_Stated exercise_: In the records below, pick out all lines containing the word "this".

Figure scripts:
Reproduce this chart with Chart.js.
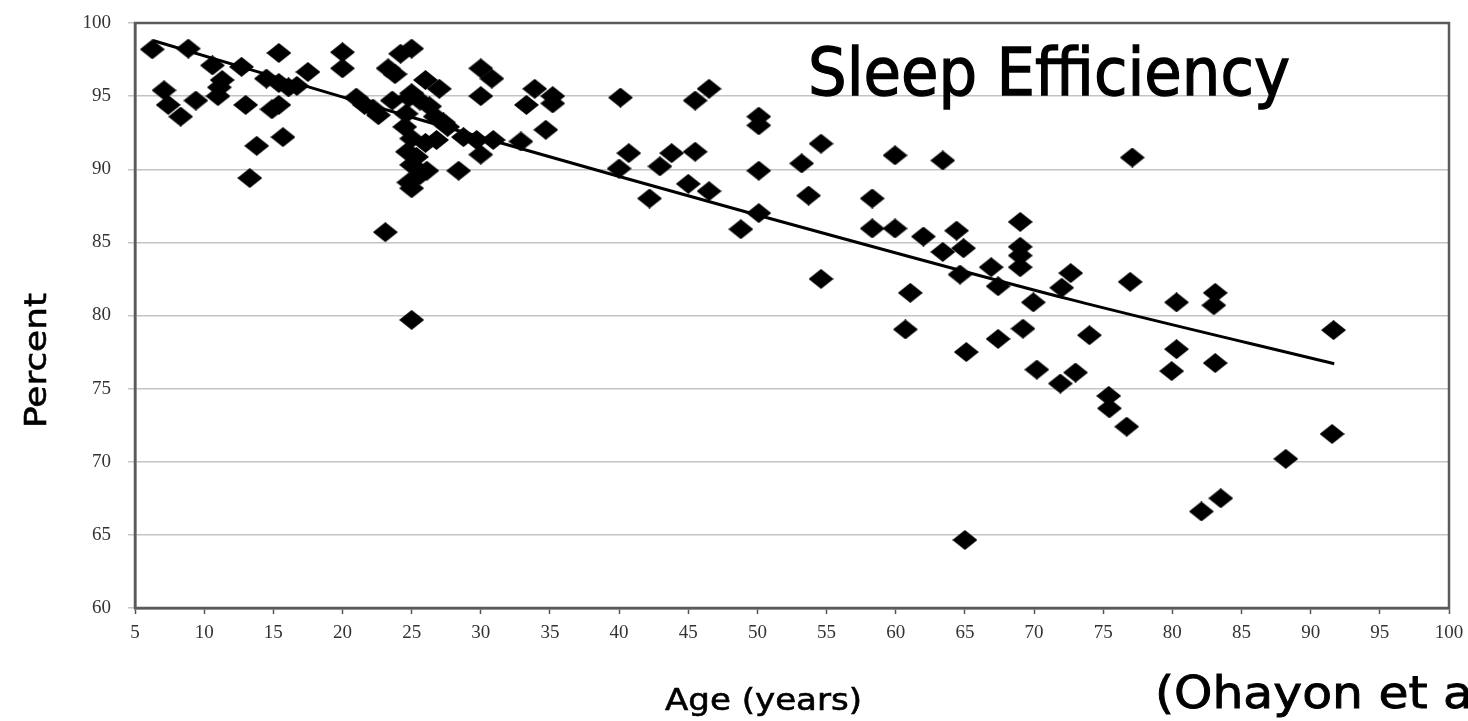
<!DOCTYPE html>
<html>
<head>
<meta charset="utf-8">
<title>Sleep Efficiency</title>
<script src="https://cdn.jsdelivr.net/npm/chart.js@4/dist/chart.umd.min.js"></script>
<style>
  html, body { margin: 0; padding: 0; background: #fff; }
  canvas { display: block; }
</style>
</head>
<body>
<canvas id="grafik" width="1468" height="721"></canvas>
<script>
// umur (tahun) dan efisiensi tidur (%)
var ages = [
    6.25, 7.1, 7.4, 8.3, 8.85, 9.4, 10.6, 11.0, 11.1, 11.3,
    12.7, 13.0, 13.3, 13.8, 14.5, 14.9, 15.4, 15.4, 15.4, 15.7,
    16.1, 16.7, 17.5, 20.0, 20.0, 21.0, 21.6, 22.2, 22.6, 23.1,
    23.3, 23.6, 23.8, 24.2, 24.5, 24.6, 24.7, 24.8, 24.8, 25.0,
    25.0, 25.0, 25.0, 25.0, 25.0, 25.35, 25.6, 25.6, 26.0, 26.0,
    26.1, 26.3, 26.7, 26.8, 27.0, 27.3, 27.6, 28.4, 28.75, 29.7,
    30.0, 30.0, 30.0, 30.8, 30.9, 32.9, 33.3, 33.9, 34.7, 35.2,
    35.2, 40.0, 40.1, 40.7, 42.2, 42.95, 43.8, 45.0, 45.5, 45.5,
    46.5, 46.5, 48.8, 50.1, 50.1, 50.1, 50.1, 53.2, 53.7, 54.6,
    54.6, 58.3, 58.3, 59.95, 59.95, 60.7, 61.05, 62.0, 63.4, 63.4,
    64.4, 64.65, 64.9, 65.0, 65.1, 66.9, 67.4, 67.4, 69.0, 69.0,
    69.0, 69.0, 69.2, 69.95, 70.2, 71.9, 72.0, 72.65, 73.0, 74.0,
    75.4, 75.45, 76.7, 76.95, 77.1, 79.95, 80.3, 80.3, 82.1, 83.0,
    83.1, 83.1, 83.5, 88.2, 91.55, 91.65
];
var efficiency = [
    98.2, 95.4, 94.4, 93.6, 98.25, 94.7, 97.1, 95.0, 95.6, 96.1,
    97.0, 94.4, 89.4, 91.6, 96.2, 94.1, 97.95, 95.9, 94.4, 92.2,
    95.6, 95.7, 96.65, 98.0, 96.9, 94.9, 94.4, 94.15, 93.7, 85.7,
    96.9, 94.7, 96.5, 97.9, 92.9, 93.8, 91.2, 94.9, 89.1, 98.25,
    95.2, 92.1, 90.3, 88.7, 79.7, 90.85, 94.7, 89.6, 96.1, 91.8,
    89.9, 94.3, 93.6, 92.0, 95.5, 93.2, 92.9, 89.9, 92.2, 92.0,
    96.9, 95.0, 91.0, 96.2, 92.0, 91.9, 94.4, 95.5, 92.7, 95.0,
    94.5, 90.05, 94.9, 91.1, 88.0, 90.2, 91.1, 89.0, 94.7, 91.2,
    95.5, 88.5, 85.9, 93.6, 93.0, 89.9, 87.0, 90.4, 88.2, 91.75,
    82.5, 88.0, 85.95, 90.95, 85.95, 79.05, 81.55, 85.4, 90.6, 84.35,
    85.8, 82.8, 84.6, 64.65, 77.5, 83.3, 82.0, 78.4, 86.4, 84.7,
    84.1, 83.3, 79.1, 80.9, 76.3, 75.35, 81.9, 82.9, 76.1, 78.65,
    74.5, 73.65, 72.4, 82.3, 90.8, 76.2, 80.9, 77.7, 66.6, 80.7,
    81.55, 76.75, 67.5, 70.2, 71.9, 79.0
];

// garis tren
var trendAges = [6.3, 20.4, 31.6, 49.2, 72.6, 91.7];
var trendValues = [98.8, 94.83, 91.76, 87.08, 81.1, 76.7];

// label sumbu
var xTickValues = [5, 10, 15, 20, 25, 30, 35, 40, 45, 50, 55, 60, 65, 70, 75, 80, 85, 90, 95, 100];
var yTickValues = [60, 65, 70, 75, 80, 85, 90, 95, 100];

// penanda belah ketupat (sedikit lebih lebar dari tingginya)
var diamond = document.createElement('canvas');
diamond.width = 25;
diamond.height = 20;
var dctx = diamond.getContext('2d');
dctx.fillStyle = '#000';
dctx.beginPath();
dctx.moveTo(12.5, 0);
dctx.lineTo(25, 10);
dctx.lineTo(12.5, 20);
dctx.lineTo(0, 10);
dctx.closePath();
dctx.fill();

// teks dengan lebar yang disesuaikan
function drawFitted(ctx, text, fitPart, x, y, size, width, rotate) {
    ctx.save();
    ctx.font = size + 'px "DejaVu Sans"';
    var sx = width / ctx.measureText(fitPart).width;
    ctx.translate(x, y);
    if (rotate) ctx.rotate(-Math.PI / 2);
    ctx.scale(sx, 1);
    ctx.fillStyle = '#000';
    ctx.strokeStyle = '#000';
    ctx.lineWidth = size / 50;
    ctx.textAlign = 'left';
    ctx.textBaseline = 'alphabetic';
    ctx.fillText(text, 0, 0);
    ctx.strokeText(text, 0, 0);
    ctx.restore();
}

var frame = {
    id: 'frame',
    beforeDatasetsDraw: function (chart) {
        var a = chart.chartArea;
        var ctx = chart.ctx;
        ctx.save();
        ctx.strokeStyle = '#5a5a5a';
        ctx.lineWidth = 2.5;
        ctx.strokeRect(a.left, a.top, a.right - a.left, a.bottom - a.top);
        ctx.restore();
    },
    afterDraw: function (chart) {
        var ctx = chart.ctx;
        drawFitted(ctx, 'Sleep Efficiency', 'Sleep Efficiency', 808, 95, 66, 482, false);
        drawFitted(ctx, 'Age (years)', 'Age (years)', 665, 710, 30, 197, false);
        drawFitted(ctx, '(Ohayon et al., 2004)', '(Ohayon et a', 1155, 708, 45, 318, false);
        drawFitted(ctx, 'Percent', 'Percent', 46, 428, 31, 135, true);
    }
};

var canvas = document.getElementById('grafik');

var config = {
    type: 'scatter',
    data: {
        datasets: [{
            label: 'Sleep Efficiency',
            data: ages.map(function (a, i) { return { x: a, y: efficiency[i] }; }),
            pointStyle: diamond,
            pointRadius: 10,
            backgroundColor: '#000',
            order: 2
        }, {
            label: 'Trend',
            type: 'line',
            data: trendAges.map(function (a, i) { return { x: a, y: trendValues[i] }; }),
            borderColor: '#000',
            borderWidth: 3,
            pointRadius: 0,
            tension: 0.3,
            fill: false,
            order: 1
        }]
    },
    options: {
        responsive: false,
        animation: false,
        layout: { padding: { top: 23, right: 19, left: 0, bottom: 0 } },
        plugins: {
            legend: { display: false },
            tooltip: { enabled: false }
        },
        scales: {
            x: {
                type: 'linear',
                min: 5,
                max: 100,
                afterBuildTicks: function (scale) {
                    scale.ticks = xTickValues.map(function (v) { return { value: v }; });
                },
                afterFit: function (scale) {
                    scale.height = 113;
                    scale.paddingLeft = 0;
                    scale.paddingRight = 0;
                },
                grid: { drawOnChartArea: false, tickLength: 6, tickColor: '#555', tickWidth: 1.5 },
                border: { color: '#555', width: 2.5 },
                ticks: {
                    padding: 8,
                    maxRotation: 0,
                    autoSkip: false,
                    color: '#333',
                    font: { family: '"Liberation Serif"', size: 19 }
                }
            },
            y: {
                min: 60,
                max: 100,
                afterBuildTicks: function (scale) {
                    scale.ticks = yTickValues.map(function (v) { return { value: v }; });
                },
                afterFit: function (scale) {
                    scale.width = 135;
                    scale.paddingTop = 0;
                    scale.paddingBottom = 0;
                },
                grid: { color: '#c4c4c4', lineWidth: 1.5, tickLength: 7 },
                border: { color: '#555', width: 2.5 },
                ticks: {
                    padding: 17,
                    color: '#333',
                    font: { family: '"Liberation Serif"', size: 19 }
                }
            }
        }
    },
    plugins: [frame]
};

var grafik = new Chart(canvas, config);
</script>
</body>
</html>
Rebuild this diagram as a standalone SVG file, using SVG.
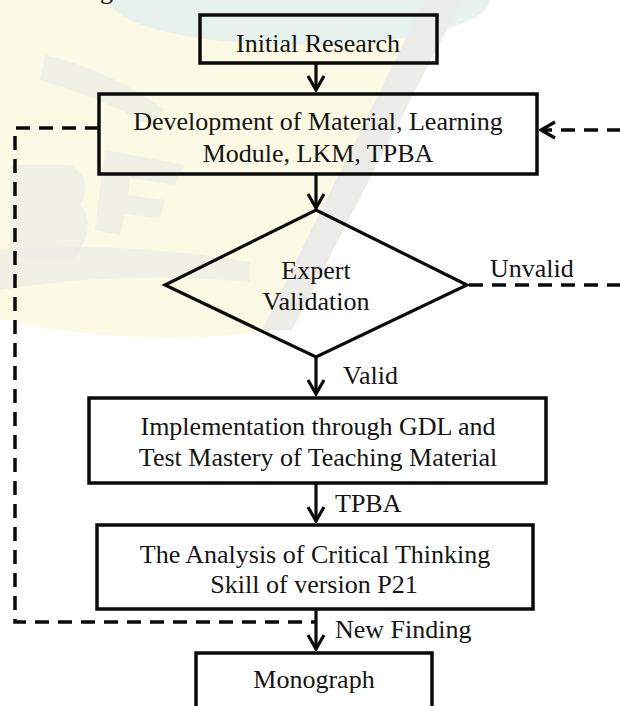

_Problem solution_:
Reproduce this chart with Chart.js.
Rebuild this diagram as a standalone SVG file, using SVG.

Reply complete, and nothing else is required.